THE ANGLICAN CHURCH, with its rich traditions, rituals and sense of mystery, is uniquely poised to offer this. “I’ve never had anyone question me about the virgin birth,” says Nicolosi. “But then there are lots of people out there who think human life on earth was started by aliens.”

The demographic group in Canada most open to attending church? Traditional families with children, says Nicolosi. Why? Because they’re socially more conservative than most. If they’re going to come to church, however, we have to be able to provide excellent programs and facilities for their children and teens. That’s on top of helping them make sense of their lives, of course.

We’ve also got to get with the program when it comes to technology. Boomers may be straddling the new and old ways of communicating, but for all those that follow (especially the “Millenials,” born after 1979), the computer is a first language. For this group, it’s not about thinking outside the box, points out Nicolosi. There is no box!

Nick Brotherwood is assistant director of the Institute of Evangelism at Wycliffe College, University of Toronto. He’s also team leader of Fresh Expressions Canada in Montreal. Like Nicolosi, and in fact many others, Brotherwood points to the growing awareness of the church’s missional role, not somewhere “over there” but right here in Canada.

Nicolosi describes a “bridge” to secular culture and the notion of two-way movement back and forth along it.
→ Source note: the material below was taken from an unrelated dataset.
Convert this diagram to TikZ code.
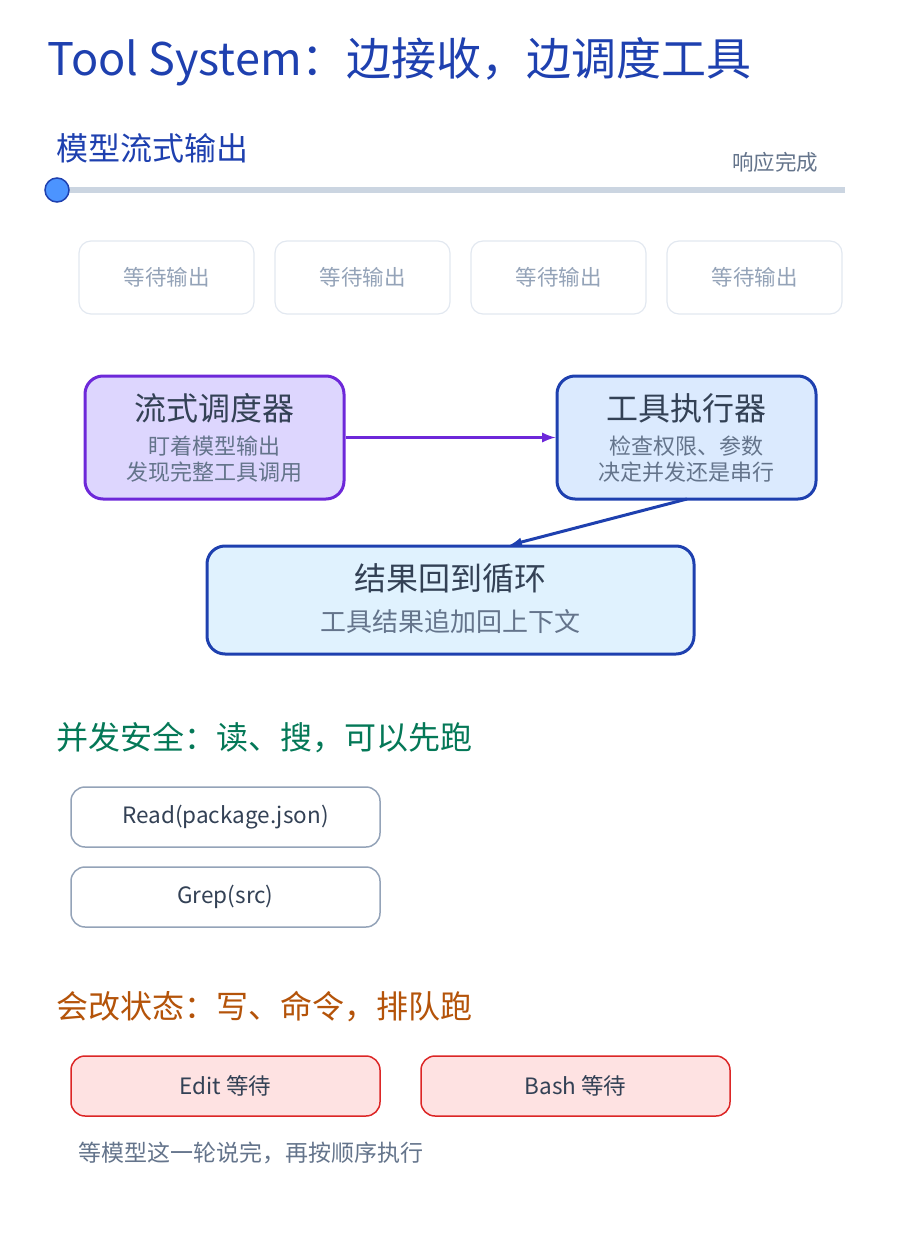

Brotherwood talks about “rhizomal” church growth in which disciples from the Anglican church germinate out into the culture and stay there. They engage with the unchurched, share the experience of God, and help people define and create a worship experience that is meaningful to them. Brotherwood calls it “a principled loosening of the structures so that mission can take place.”

Leadership in this new Anglican church will likely be plural rather than singular, with a “mutually respectful status quo.” Nicolosi refers to a “flattening of the hierarchy.”

Merely showing up for church will no longer be good enough. In the new church, everyone becomes a disciple and promotes change towards a more missional expression of church,” says Brotherwood. The responses to ministry, while principled, will not be along the lines of “anything at any cost,” he adds. “The core tasks,” he explains, “have come from Jesus.”

If the makers of Coca-Cola can sell a billion cans of sugar water every 48 hours, surely the Anglican Church of Canada can add value to people’s lives, insists Nicolosi. After all, he says, index finger stabbing the air above his head, “We’ve got Jesus!”